Supplied material
· · · ·

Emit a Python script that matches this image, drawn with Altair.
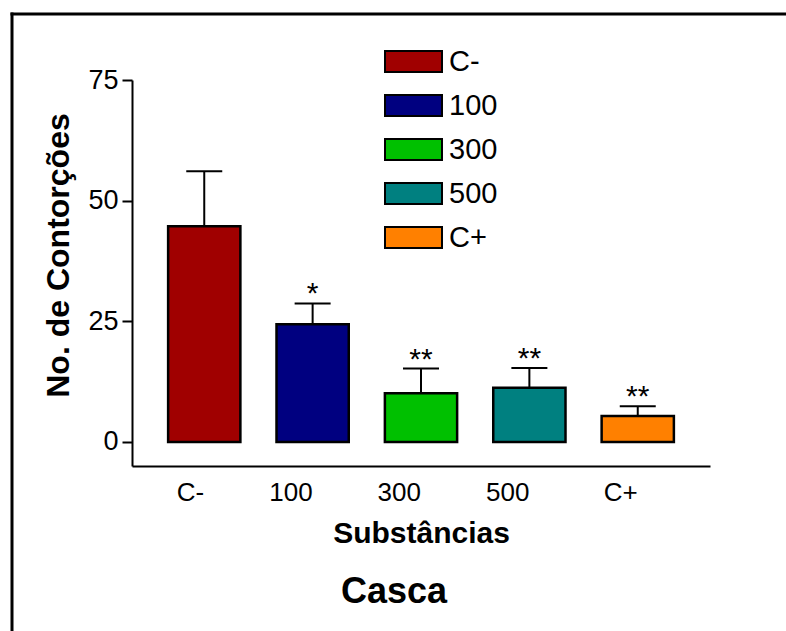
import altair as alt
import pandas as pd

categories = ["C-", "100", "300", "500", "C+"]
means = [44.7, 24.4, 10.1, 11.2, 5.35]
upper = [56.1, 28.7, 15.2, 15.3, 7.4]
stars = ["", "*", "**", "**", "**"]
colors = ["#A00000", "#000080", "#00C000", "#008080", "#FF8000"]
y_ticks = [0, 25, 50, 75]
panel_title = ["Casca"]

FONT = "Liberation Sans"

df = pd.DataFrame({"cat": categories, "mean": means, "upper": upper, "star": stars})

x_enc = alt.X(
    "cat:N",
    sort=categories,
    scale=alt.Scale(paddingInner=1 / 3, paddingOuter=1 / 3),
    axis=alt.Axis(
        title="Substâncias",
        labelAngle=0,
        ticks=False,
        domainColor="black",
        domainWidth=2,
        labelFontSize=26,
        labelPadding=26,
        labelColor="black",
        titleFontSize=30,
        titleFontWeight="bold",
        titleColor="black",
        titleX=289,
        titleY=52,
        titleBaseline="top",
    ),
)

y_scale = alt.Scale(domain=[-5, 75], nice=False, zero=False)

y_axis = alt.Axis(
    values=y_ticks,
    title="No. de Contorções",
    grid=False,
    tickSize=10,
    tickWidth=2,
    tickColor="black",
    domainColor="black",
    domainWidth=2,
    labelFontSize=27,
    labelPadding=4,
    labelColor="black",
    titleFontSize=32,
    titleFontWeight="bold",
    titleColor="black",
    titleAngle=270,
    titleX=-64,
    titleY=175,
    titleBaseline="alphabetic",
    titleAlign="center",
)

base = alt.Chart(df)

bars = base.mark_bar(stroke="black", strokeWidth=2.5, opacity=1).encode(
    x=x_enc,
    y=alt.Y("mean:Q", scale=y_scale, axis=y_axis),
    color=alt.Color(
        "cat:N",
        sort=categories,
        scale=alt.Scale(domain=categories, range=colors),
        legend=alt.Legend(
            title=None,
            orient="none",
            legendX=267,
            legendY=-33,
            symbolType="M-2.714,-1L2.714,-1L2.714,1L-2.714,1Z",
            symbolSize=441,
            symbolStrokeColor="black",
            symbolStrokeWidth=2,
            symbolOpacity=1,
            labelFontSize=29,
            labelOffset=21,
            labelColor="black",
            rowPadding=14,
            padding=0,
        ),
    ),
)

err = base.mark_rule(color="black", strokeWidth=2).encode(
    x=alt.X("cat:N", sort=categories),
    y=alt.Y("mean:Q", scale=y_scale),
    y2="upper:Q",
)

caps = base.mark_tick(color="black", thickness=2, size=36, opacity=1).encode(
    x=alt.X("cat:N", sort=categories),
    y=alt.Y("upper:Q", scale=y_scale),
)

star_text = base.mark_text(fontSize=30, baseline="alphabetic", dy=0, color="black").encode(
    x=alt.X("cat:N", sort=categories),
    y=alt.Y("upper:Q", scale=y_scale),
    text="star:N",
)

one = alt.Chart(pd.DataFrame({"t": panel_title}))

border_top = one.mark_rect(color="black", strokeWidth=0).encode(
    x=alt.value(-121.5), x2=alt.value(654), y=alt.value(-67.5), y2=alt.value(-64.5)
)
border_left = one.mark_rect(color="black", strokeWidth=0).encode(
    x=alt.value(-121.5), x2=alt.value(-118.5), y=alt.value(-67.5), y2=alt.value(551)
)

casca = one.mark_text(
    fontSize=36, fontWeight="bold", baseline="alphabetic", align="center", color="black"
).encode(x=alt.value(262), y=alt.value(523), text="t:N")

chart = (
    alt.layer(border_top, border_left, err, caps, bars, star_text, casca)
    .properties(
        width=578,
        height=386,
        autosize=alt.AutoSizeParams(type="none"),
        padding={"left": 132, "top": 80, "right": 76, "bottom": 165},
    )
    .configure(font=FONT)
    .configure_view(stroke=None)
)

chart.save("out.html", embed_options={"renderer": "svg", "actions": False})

· · · ·

Written request
Copy out the whole listing exactly, and don't carry over any pictures.

Response
Emit a Python script that matches this image, drawn with Altair.
import altair as alt
import pandas as pd

categories = ["C-", "100", "300", "500", "C+"]
means = [44.7, 24.4, 10.1, 11.2, 5.35]
upper = [56.1, 28.7, 15.2, 15.3, 7.4]
stars = ["", "*", "**", "**", "**"]
colors = ["#A00000", "#000080", "#00C000", "#008080", "#FF8000"]
y_ticks = [0, 25, 50, 75]
panel_title = ["Casca"]

FONT = "Liberation Sans"

df = pd.DataFrame({"cat": categories, "mean": means, "upper": upper, "star": stars})

x_enc = alt.X(
    "cat:N",
    sort=categories,
    scale=alt.Scale(paddingInner=1 / 3, paddingOuter=1 / 3),
    axis=alt.Axis(
        title="Substâncias",
        labelAngle=0,
        ticks=False,
        domainColor="black",
        domainWidth=2,
        labelFontSize=26,
        labelPadding=26,
        labelColor="black",
        titleFontSize=30,
        titleFontWeight="bold",
        titleColor="black",
        titleX=289,
        titleY=52,
        titleBaseline="top",
    ),
)

y_scale = alt.Scale(domain=[-5, 75], nice=False, zero=False)

y_axis = alt.Axis(
    values=y_ticks,
    title="No. de Contorções",
    grid=False,
    tickSize=10,
    tickWidth=2,
    tickColor="black",
    domainColor="black",
    domainWidth=2,
    labelFontSize=27,
    labelPadding=4,
    labelColor="black",
    titleFontSize=32,
    titleFontWeight="bold",
    titleColor="black",
    titleAngle=270,
    titleX=-64,
    titleY=175,
    titleBaseline="alphabetic",
    titleAlign="center",
)

base = alt.Chart(df)

bars = base.mark_bar(stroke="black", strokeWidth=2.5, opacity=1).encode(
    x=x_enc,
    y=alt.Y("mean:Q", scale=y_scale, axis=y_axis),
    color=alt.Color(
        "cat:N",
        sort=categories,
        scale=alt.Scale(domain=categories, range=colors),
        legend=alt.Legend(
            title=None,
            orient="none",
            legendX=267,
            legendY=-33,
            symbolType="M-2.714,-1L2.714,-1L2.714,1L-2.714,1Z",
            symbolSize=441,
            symbolStrokeColor="black",
            symbolStrokeWidth=2,
            symbolOpacity=1,
            labelFontSize=29,
            labelOffset=21,
            labelColor="black",
            rowPadding=14,
            padding=0,
        ),
    ),
)

err = base.mark_rule(color="black", strokeWidth=2).encode(
    x=alt.X("cat:N", sort=categories),
    y=alt.Y("mean:Q", scale=y_scale),
    y2="upper:Q",
)

caps = base.mark_tick(color="black", thickness=2, size=36, opacity=1).encode(
    x=alt.X("cat:N", sort=categories),
    y=alt.Y("upper:Q", scale=y_scale),
)

star_text = base.mark_text(fontSize=30, baseline="alphabetic", dy=0, color="black").encode(
    x=alt.X("cat:N", sort=categories),
    y=alt.Y("upper:Q", scale=y_scale),
    text="star:N",
)

one = alt.Chart(pd.DataFrame({"t": panel_title}))

border_top = one.mark_rect(color="black", strokeWidth=0).encode(
    x=alt.value(-121.5), x2=alt.value(654), y=alt.value(-67.5), y2=alt.value(-64.5)
)
border_left = one.mark_rect(color="black", strokeWidth=0).encode(
    x=alt.value(-121.5), x2=alt.value(-118.5), y=alt.value(-67.5), y2=alt.value(551)
)

casca = one.mark_text(
    fontSize=36, fontWeight="bold", baseline="alphabetic", align="center", color="black"
).encode(x=alt.value(262), y=alt.value(523), text="t:N")

chart = (
    alt.layer(border_top, border_left, err, caps, bars, star_text, casca)
    .properties(
        width=578,
        height=386,
        autosize=alt.AutoSizeParams(type="none"),
        padding={"left": 132, "top": 80, "right": 76, "bottom": 165},
    )
    .configure(font=FONT)
    .configure_view(stroke=None)
)

chart.save("out.html", embed_options={"renderer": "svg", "actions": False})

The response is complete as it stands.